Falls diese Merkmale vorliegen und der von der Klägerin am Unfalltag verrichteten Haushaltsarbeit das Gepräge einer versicherten Betriebstätigkeit geben, kann der Versicherungsschutz im Unfallzeitpunkt jedenfalls nicht allein deshalb abgelehnt werden, weil die Klägerin zum Zwecke des Umkleidens ihre Privatwohnung aufgesucht hatte. Diese räumliche Abgrenzung des Versicherungsschutzes wäre wohl bedeutsam, wenn die Klägerin nach Erledigung ihrer Haushaltsarbeit sich zunächst ausgeruht oder sonst rein privatem Belangen zugewandt und alsdann erst umgekleidet hätte.
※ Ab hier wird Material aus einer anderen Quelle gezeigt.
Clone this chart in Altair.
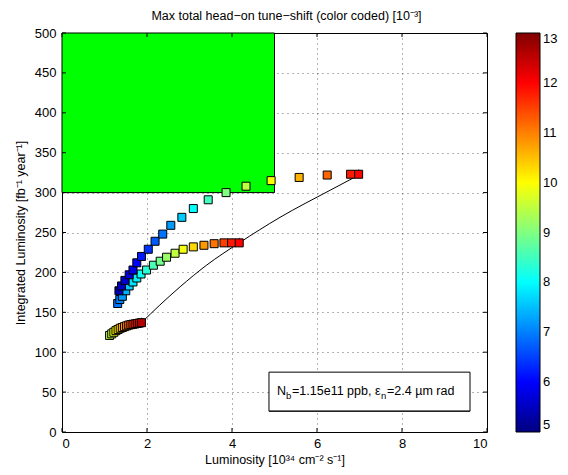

Geschah das Umkleiden jedoch ohne solche Verzögerung - eine ausreichende Sachaufklärung ist bisher auch insoweit unterblieben -, so ist in dem Aufsuchen des Schlafzimmers eine wesentliche Unterbrechung der betrieblichen Tätigkeit nicht zu erblicken; der Umstand, daß das Umkleiden außerhalb der betrieblichen Sphäre stattfand, ist unter diesen Umständen nicht von rechtserheblicher Bedeutung.
Die Revision ist hiernach begründet. Die bisher getroffenen Feststellungen reichen für eine Entscheidung des Senats in der Sache selbst nicht aus. Daher war die Sache zur erneuten Verhandlung und Entscheidung an das LSG zurückzuverweisen (§ 170 Abs. 2 Satz 2 SGG). Dieses wird den Sachverhalt in der angegebenen Richtung weiter zu erforschen haben. Für den Fall, daß die Voraussetzungen für die Bejahung des Entschädigungsanspruchs dem Grunde nach sich als gegeben erweisen sollten, dürfte die bisher unterlassene Prüfung nachzuholen sein, ob dieser Anspruch auch in der erforderlichen Mindesthöhe besteht (vgl. SozR SGG § 130 Bl. Da 3 Nr. 3, Da 4 Nr. 4).
Die Kostenentscheidung bleibt dem abschließenden Urteil des LSG vorbehalten.